### [RECORDED DATA]
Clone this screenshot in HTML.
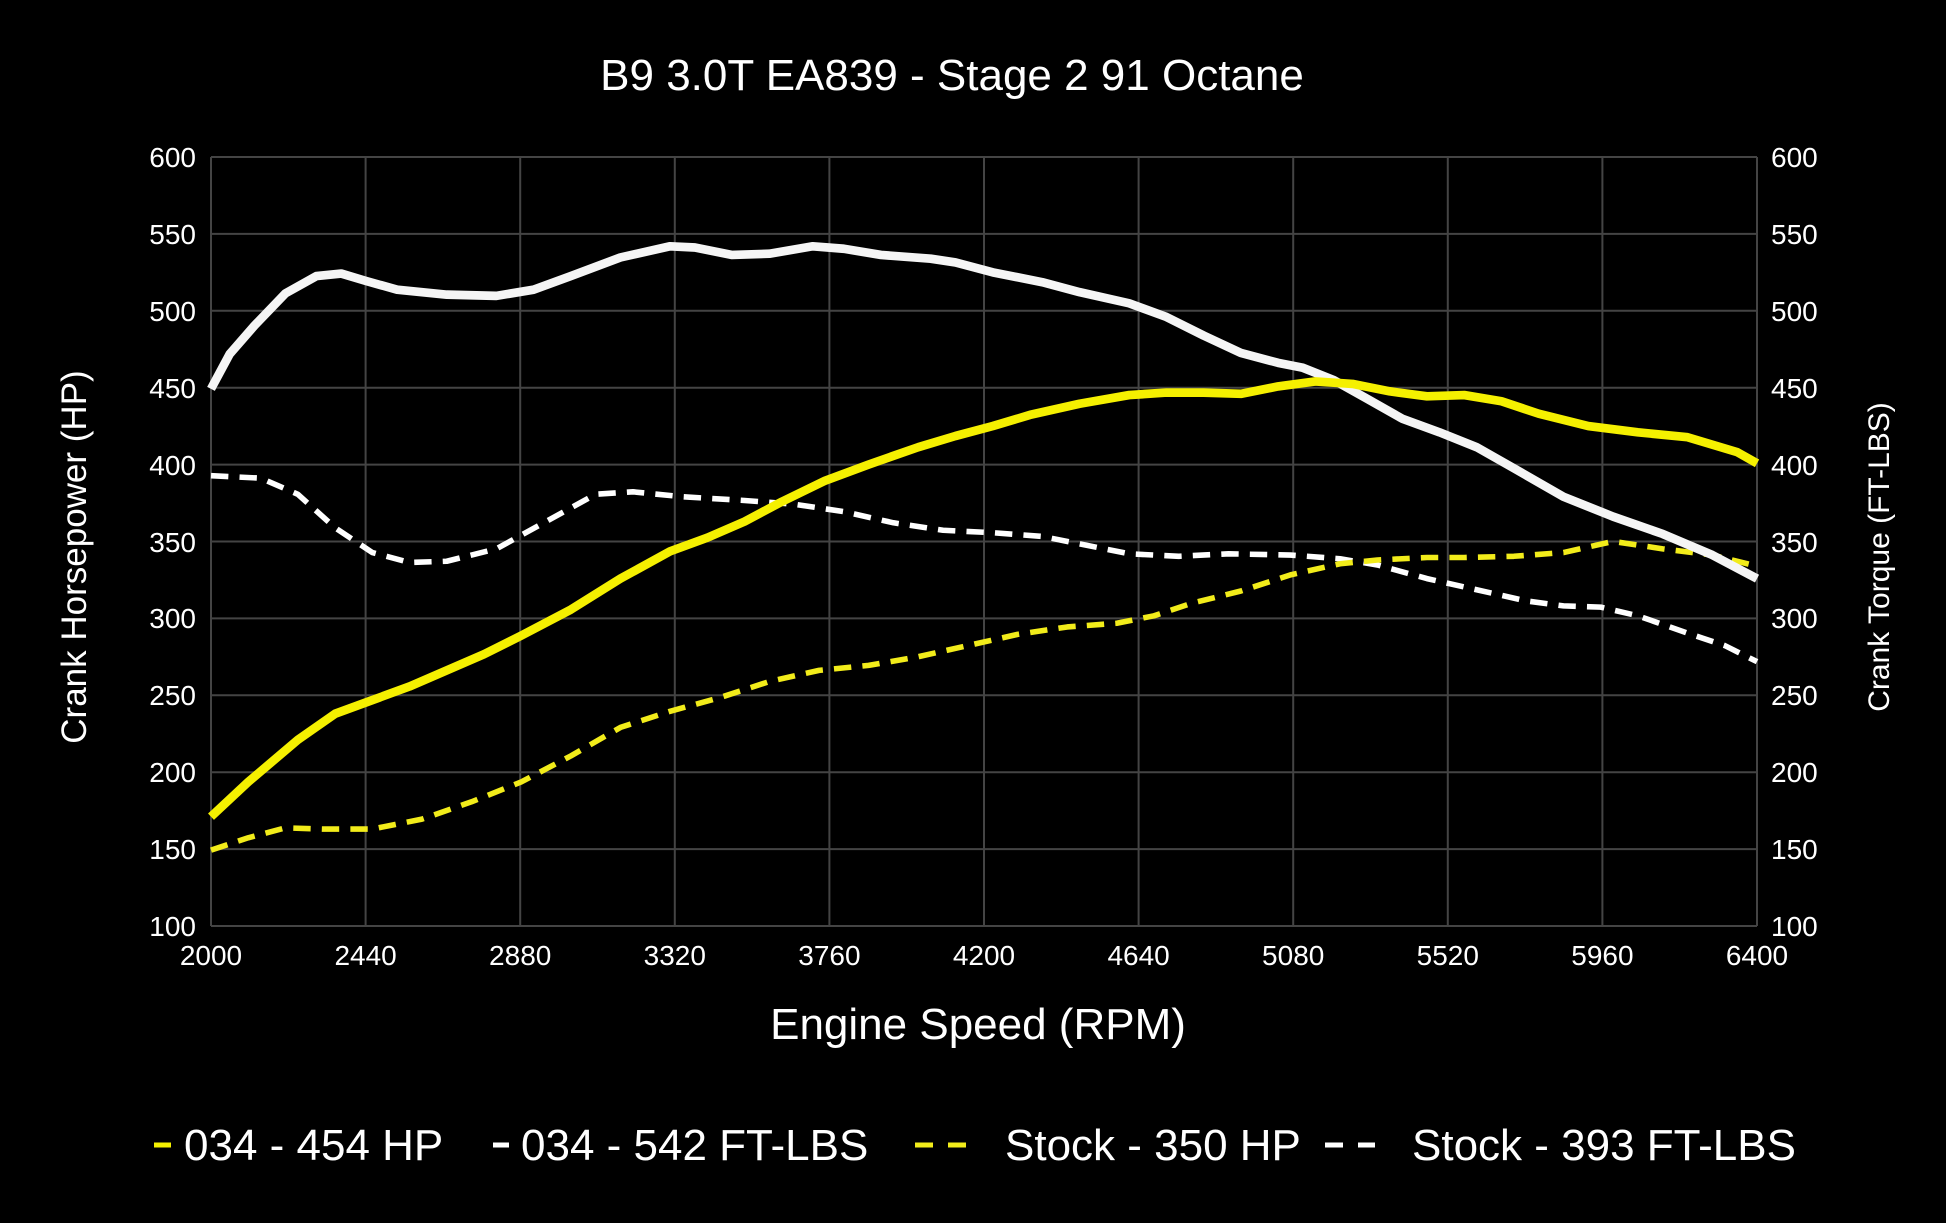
<!DOCTYPE html>
<html><head><meta charset="utf-8"><style>
html,body{margin:0;padding:0;background:#000;}
svg{display:block;font-family:"Liberation Sans",Arial,sans-serif;}
</style></head><body>
<svg width="1946" height="1223" viewBox="0 0 1946 1223" xmlns="http://www.w3.org/2000/svg">
<rect width="1946" height="1223" fill="#000"/>
<text x="952" y="90" fill="#fff" font-size="44" text-anchor="middle">B9 3.0T EA839 - Stage 2 91 Octane</text>
<g stroke="#444" stroke-width="2" fill="none">
<line x1="211" y1="157" x2="1757" y2="157"/><line x1="211" y1="233.9" x2="1757" y2="233.9"/><line x1="211" y1="310.8" x2="1757" y2="310.8"/><line x1="211" y1="387.7" x2="1757" y2="387.7"/><line x1="211" y1="464.6" x2="1757" y2="464.6"/><line x1="211" y1="541.5" x2="1757" y2="541.5"/><line x1="211" y1="618.4" x2="1757" y2="618.4"/><line x1="211" y1="695.3" x2="1757" y2="695.3"/><line x1="211" y1="772.2" x2="1757" y2="772.2"/><line x1="211" y1="849.1" x2="1757" y2="849.1"/><line x1="211" y1="926" x2="1757" y2="926"/>
<line x1="211" y1="157" x2="211" y2="926"/><line x1="365.6" y1="157" x2="365.6" y2="926"/><line x1="520.2" y1="157" x2="520.2" y2="926"/><line x1="674.8" y1="157" x2="674.8" y2="926"/><line x1="829.4" y1="157" x2="829.4" y2="926"/><line x1="984" y1="157" x2="984" y2="926"/><line x1="1138.6" y1="157" x2="1138.6" y2="926"/><line x1="1293.2" y1="157" x2="1293.2" y2="926"/><line x1="1447.8" y1="157" x2="1447.8" y2="926"/><line x1="1602.4" y1="157" x2="1602.4" y2="926"/><line x1="1757" y1="157" x2="1757" y2="926"/>
</g>
<g fill="#fff" font-size="28" text-anchor="end">
<text x="196" y="167">600</text><text x="196" y="244">550</text><text x="196" y="321">500</text><text x="196" y="398">450</text><text x="196" y="475">400</text><text x="196" y="552">350</text><text x="196" y="628">300</text><text x="196" y="705">250</text><text x="196" y="782">200</text><text x="196" y="859">150</text><text x="196" y="936">100</text>
</g>
<g fill="#fff" font-size="28" text-anchor="start">
<text x="1771" y="167">600</text><text x="1771" y="244">550</text><text x="1771" y="321">500</text><text x="1771" y="398">450</text><text x="1771" y="475">400</text><text x="1771" y="552">350</text><text x="1771" y="628">300</text><text x="1771" y="705">250</text><text x="1771" y="782">200</text><text x="1771" y="859">150</text><text x="1771" y="936">100</text>
</g>
<g fill="#fff" font-size="28" text-anchor="middle">
<text x="211" y="965">2000</text><text x="365.6" y="965">2440</text><text x="520.2" y="965">2880</text><text x="674.8" y="965">3320</text><text x="829.4" y="965">3760</text><text x="984" y="965">4200</text><text x="1138.6" y="965">4640</text><text x="1293.2" y="965">5080</text><text x="1447.8" y="965">5520</text><text x="1602.4" y="965">5960</text><text x="1757" y="965">6400</text>
</g>
<text x="978" y="1039" fill="#fff" font-size="44" text-anchor="middle">Engine Speed (RPM)</text>
<text transform="translate(86,557) rotate(-90)" fill="#fff" font-size="35" text-anchor="middle">Crank Horsepower (HP)</text>
<text transform="translate(1889,557) rotate(-90)" fill="#fff" font-size="30" text-anchor="middle">Crank Torque (FT-LBS)</text>
<g transform="translate(211,157) scale(1.2408,1.240) translate(-170,-126)" fill="none" stroke-linecap="butt" stroke-linejoin="round">
<polyline stroke="#fff" stroke-width="4.5" stroke-dasharray="14 9" points="170,383 210,385 240,398 270,425 300,445 330,453 360,452 400,442 440,420 480,398 510,396 550,400 600,403 640,406 680,412 720,421 760,427 800,429 840,432 870,438 910,446 950,448 990,446 1040,447 1080,450 1110,455 1150,466 1190,475 1230,484 1260,488 1290,489 1320,496 1360,510 1390,520 1416,533"/>
<polyline stroke="#f2ec1a" stroke-width="4.5" stroke-dasharray="14 9" points="170,685 200,675 230,667 260,668 300,668 340,660 380,646 420,630 460,609 500,586 540,573 580,562 620,549 660,540 700,536 740,529 780,520 820,511 860,505 900,502 930,496 960,486 1000,476 1040,463 1080,454 1110,451 1150,449 1180,449 1220,448 1260,445 1300,436 1340,442 1380,447 1416,456"/>
<polyline stroke="#f5f5f5" stroke-width="7" points="170,313 185,285 205,262 230,236 255,222 275,220 295,226 320,233 360,237 400,238 430,233 460,222 500,207 540,198 560,199 590,205 620,204 655,198 680,200 710,205 750,208 770,211 800,219 840,227 870,235 910,244 940,255 970,270 1000,284 1030,292 1050,296 1075,306 1100,320 1130,337 1160,348 1190,360 1220,377 1260,400 1300,416 1340,430 1380,447 1416,466"/>
<polyline stroke="#f5f000" stroke-width="7" points="170,658 200,630 240,596 270,575 300,564 330,553 360,540 390,527 420,512 460,491 500,466 540,444 570,433 600,420 630,404 665,387 700,374 740,360 770,351 800,343 830,334 870,325 910,318 940,316 970,316 1000,317 1030,311 1060,307 1090,309 1120,315 1150,319 1180,318 1210,323 1240,333 1280,343 1320,348 1360,352 1400,364 1416,373"/>
</g>
<g font-size="44" fill="#fff">
<line x1="154" y1="1145" x2="171" y2="1145" stroke="#f5f000" stroke-width="5"/>
<text x="184" y="1160">034 - 454 HP</text>
<line x1="493" y1="1145" x2="509" y2="1145" stroke="#fff" stroke-width="5"/>
<text x="521" y="1160">034 - 542 FT-LBS</text>
<line x1="915" y1="1145" x2="966" y2="1145" stroke="#f2ec1a" stroke-width="5" stroke-dasharray="18 15"/>
<text x="1005" y="1160">Stock - 350 HP</text>
<line x1="1325" y1="1145" x2="1375" y2="1145" stroke="#fff" stroke-width="5" stroke-dasharray="18 15"/>
<text x="1412" y="1160">Stock - 393 FT-LBS</text>
</g>
</svg>
</body></html>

### [DIRECTIVE]
Transcribe the full listing character for character. Pictures are excluded.

### [COMPLETE OUTPUT]
Clone this screenshot in HTML.
<!DOCTYPE html>
<html><head><meta charset="utf-8"><style>
html,body{margin:0;padding:0;background:#000;}
svg{display:block;font-family:"Liberation Sans",Arial,sans-serif;}
</style></head><body>
<svg width="1946" height="1223" viewBox="0 0 1946 1223" xmlns="http://www.w3.org/2000/svg">
<rect width="1946" height="1223" fill="#000"/>
<text x="952" y="90" fill="#fff" font-size="44" text-anchor="middle">B9 3.0T EA839 - Stage 2 91 Octane</text>
<g stroke="#444" stroke-width="2" fill="none">
<line x1="211" y1="157" x2="1757" y2="157"/><line x1="211" y1="233.9" x2="1757" y2="233.9"/><line x1="211" y1="310.8" x2="1757" y2="310.8"/><line x1="211" y1="387.7" x2="1757" y2="387.7"/><line x1="211" y1="464.6" x2="1757" y2="464.6"/><line x1="211" y1="541.5" x2="1757" y2="541.5"/><line x1="211" y1="618.4" x2="1757" y2="618.4"/><line x1="211" y1="695.3" x2="1757" y2="695.3"/><line x1="211" y1="772.2" x2="1757" y2="772.2"/><line x1="211" y1="849.1" x2="1757" y2="849.1"/><line x1="211" y1="926" x2="1757" y2="926"/>
<line x1="211" y1="157" x2="211" y2="926"/><line x1="365.6" y1="157" x2="365.6" y2="926"/><line x1="520.2" y1="157" x2="520.2" y2="926"/><line x1="674.8" y1="157" x2="674.8" y2="926"/><line x1="829.4" y1="157" x2="829.4" y2="926"/><line x1="984" y1="157" x2="984" y2="926"/><line x1="1138.6" y1="157" x2="1138.6" y2="926"/><line x1="1293.2" y1="157" x2="1293.2" y2="926"/><line x1="1447.8" y1="157" x2="1447.8" y2="926"/><line x1="1602.4" y1="157" x2="1602.4" y2="926"/><line x1="1757" y1="157" x2="1757" y2="926"/>
</g>
<g fill="#fff" font-size="28" text-anchor="end">
<text x="196" y="167">600</text><text x="196" y="244">550</text><text x="196" y="321">500</text><text x="196" y="398">450</text><text x="196" y="475">400</text><text x="196" y="552">350</text><text x="196" y="628">300</text><text x="196" y="705">250</text><text x="196" y="782">200</text><text x="196" y="859">150</text><text x="196" y="936">100</text>
</g>
<g fill="#fff" font-size="28" text-anchor="start">
<text x="1771" y="167">600</text><text x="1771" y="244">550</text><text x="1771" y="321">500</text><text x="1771" y="398">450</text><text x="1771" y="475">400</text><text x="1771" y="552">350</text><text x="1771" y="628">300</text><text x="1771" y="705">250</text><text x="1771" y="782">200</text><text x="1771" y="859">150</text><text x="1771" y="936">100</text>
</g>
<g fill="#fff" font-size="28" text-anchor="middle">
<text x="211" y="965">2000</text><text x="365.6" y="965">2440</text><text x="520.2" y="965">2880</text><text x="674.8" y="965">3320</text><text x="829.4" y="965">3760</text><text x="984" y="965">4200</text><text x="1138.6" y="965">4640</text><text x="1293.2" y="965">5080</text><text x="1447.8" y="965">5520</text><text x="1602.4" y="965">5960</text><text x="1757" y="965">6400</text>
</g>
<text x="978" y="1039" fill="#fff" font-size="44" text-anchor="middle">Engine Speed (RPM)</text>
<text transform="translate(86,557) rotate(-90)" fill="#fff" font-size="35" text-anchor="middle">Crank Horsepower (HP)</text>
<text transform="translate(1889,557) rotate(-90)" fill="#fff" font-size="30" text-anchor="middle">Crank Torque (FT-LBS)</text>
<g transform="translate(211,157) scale(1.2408,1.240) translate(-170,-126)" fill="none" stroke-linecap="butt" stroke-linejoin="round">
<polyline stroke="#fff" stroke-width="4.5" stroke-dasharray="14 9" points="170,383 210,385 240,398 270,425 300,445 330,453 360,452 400,442 440,420 480,398 510,396 550,400 600,403 640,406 680,412 720,421 760,427 800,429 840,432 870,438 910,446 950,448 990,446 1040,447 1080,450 1110,455 1150,466 1190,475 1230,484 1260,488 1290,489 1320,496 1360,510 1390,520 1416,533"/>
<polyline stroke="#f2ec1a" stroke-width="4.5" stroke-dasharray="14 9" points="170,685 200,675 230,667 260,668 300,668 340,660 380,646 420,630 460,609 500,586 540,573 580,562 620,549 660,540 700,536 740,529 780,520 820,511 860,505 900,502 930,496 960,486 1000,476 1040,463 1080,454 1110,451 1150,449 1180,449 1220,448 1260,445 1300,436 1340,442 1380,447 1416,456"/>
<polyline stroke="#f5f5f5" stroke-width="7" points="170,313 185,285 205,262 230,236 255,222 275,220 295,226 320,233 360,237 400,238 430,233 460,222 500,207 540,198 560,199 590,205 620,204 655,198 680,200 710,205 750,208 770,211 800,219 840,227 870,235 910,244 940,255 970,270 1000,284 1030,292 1050,296 1075,306 1100,320 1130,337 1160,348 1190,360 1220,377 1260,400 1300,416 1340,430 1380,447 1416,466"/>
<polyline stroke="#f5f000" stroke-width="7" points="170,658 200,630 240,596 270,575 300,564 330,553 360,540 390,527 420,512 460,491 500,466 540,444 570,433 600,420 630,404 665,387 700,374 740,360 770,351 800,343 830,334 870,325 910,318 940,316 970,316 1000,317 1030,311 1060,307 1090,309 1120,315 1150,319 1180,318 1210,323 1240,333 1280,343 1320,348 1360,352 1400,364 1416,373"/>
</g>
<g font-size="44" fill="#fff">
<line x1="154" y1="1145" x2="171" y2="1145" stroke="#f5f000" stroke-width="5"/>
<text x="184" y="1160">034 - 454 HP</text>
<line x1="493" y1="1145" x2="509" y2="1145" stroke="#fff" stroke-width="5"/>
<text x="521" y="1160">034 - 542 FT-LBS</text>
<line x1="915" y1="1145" x2="966" y2="1145" stroke="#f2ec1a" stroke-width="5" stroke-dasharray="18 15"/>
<text x="1005" y="1160">Stock - 350 HP</text>
<line x1="1325" y1="1145" x2="1375" y2="1145" stroke="#fff" stroke-width="5" stroke-dasharray="18 15"/>
<text x="1412" y="1160">Stock - 393 FT-LBS</text>
</g>
</svg>
</body></html>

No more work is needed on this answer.